The DS 200 is an optical scanning type machine that reads and records a voter’s markings on a paper ballot, functioning in a manner similar to the Acuvote OS machines used in the last five elections. The writer has been given a demonstration of the new machines, and has been assured by Township election staff that the machines are very reliable. There are those who are less than convinced of that, and one is reminded of what John

Steinbeck once said: “All schemes made by mice and men often go awry”. That applies to all things man made, including voting machines.

Limited space does not permit me to go into as much detail as I would like so I shall mention only some pertinent information.

Following the 2008 Presidential election and after extensive research the Florida Fair Elections Center (www.ffec.org) recommended that the DS 200 voting machines not be certified.

July 10,2010 Courthouse News Service (http://www.courthousenews.com/2010/07/23/29079.htm) reported that in Mineola, NY, a State Supreme Court Judge ordered that the DS 200 voting machines that the New York Board of Elections had approved for the September primaries be submitted to a testing facility in Connecticut. This was after both the Republicans and the Democrats complained that the machines had malfunctioned in the 2008 Presidential election.

Anyone interested in the voting machine issue can Google “ES&S DS 200 voting machines” or just about anything related to voting machines and one will get a real eye opener. There are hundreds and hundreds of reports of documented failures and malfunctions of various types of voting machines. The DS 200s are very well represented among them.
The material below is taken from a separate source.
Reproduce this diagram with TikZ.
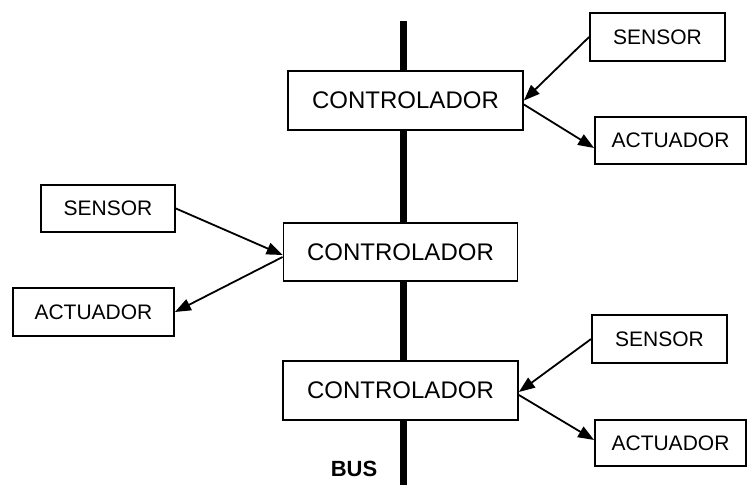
\documentclass[tikz,border=0pt]{standalone}
\usepackage{fontspec}
\setmainfont{Liberation Sans}
\usetikzlibrary{arrows.meta}

\begin{document}
\begin{tikzpicture}[x=1pt,y=-1pt,
  ctrlbox/.style={draw,line width=1.8pt,fill=white,inner sep=0pt,
    minimum width=235pt,minimum height=59pt,font=\fontsize{24}{28}\selectfont},
  iobox/.style={draw,line width=1.8pt,fill=white,inner sep=0pt,
    minimum height=47pt,font=\fontsize{21}{25}\selectfont},
  sig/.style={-{Triangle[length=16pt,width=12pt]},line width=1.8pt}]
\useasboundingbox (0,0) rectangle (748,485);
% bus
\coordinate (busTop) at (403,21);
\coordinate (busBot) at (403,485);
\draw[line width=7pt] (busTop) -- (busBot);
\node[font=\fontsize{22}{26}\selectfont\bfseries] (busLbl) at (354,469) {BUS};
% controllers
\node[ctrlbox] (ctrlA) at (405.5,100.5) {CONTROLADOR};
\node[ctrlbox,minimum width=234pt,minimum height=58pt] (ctrlB) at (400.5,252) {CONTROLADOR};
\node[ctrlbox] (ctrlC) at (400.5,390.5) {CONTROLADOR};
% sensors and actuators
\node[iobox,minimum width=135pt,minimum height=48pt] (sensA) at (657.5,37) {SENSOR};
\node[iobox,minimum width=151pt] (actA) at (670.5,140.5) {ACTUADOR};
\node[iobox,minimum width=134pt] (sensB) at (108,208.5) {SENSOR};
\node[iobox,minimum width=161pt,minimum height=48pt] (actB) at (93.5,312) {ACTUADOR};
\node[iobox,minimum width=135pt,minimum height=48pt] (sensC) at (659.5,339) {SENSOR};
\node[iobox,minimum width=151pt,minimum height=46pt] (actC) at (670.5,443) {ACTUADOR};
% signals
\draw[sig] (sensA.west) -- (ctrlA.east);
\draw[sig] ([yshift=-4pt]ctrlA.east) -- ([yshift=-7.5pt]actA.west);
\draw[sig] (sensB.east) -- ([yshift=-3pt]ctrlB.west);
\draw[sig] ([yshift=-5pt]ctrlB.west) -- (actB.east);
\draw[sig] (sensC.west) -- ([yshift=-1.5pt]ctrlC.east);
\draw[sig] ([yshift=-4.5pt]ctrlC.east) -- ([yshift=3pt]actC.west);
\end{tikzpicture}
\end{document}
How can these things happen?

Nothing man made is totally fool-proof, but good quality control will inevitably make things more reliable. Nevertheless, break downs can and will occur in voting machines, just as computers crash from time to time. That is understandable, but to what extent can failures and malfunctions be tolerated? Most often software glitches are the problem. Here is what Bruce Schneier of Schneier on Security (https://www.schneier.com/essays/archives/2004) dated Nov. 9, 2004 had to say:

“The auditing that is conducted on slot machine software in the US is significantly more meticulous than that applied to voting software. The development process for mission-critical airplane software makes voting machine software look like a slapdash affair”.

Not very confidence inspiring is it, and perhaps that explains the hundreds and hundreds of reported voting machine failures.

Then there is the sad fact that voting machines in general can easily be hacked, and the unmentionable: they can be manipulated by unscrupulous people who might have vested interests in a certain election outcome by giving votes cast for candidate A to candidate B for instance. This would not alter the total vote count so there would be no outward manifestation of anything being wrong.

Where voting machines are being used, some US jurisdictions have come up with cost effective and reliable measures to ensure that everything is on the up and up. Immediately after an election, in a small number of precincts, chosen at random, the votes are recounted manually to verified the results reported by the voting machines. Definitely something to think about.

The writer has been advised by Township election staff that with the voting machines the final outcome of the election will be known within 15 minutes after the polls have closed. That is nice, but is that really necessary?

Considering the reliability and other problems, do we really need voting machines?

They are not used in provincial elections.

So if a manual vote count, one that one inherently would be able to trust, takes a little longer? Would that not be worth the wait? The sun would still rise or the rain would still fall the next day.

According to page two of the leasing agreement, the leasing of the voting machines for the 2014 election will cost the Township taxpayers $21,240.95, less a small amount for consumables that would have been incurred in any event. Some additional manpower would likely be needed on election day to do a manual vote count. However these extra costs would not come anywhere close to $21,000. Many people would be more than happy to earn a few extra dollars before Christmas, and would it not be better to keep the money being spent on leasing in the community rather than shipping it off to US outfit in Omaha, Nebraska, of all places.

Food for thought, and please get out and try the new voting machines we are paying for on Nov, 15.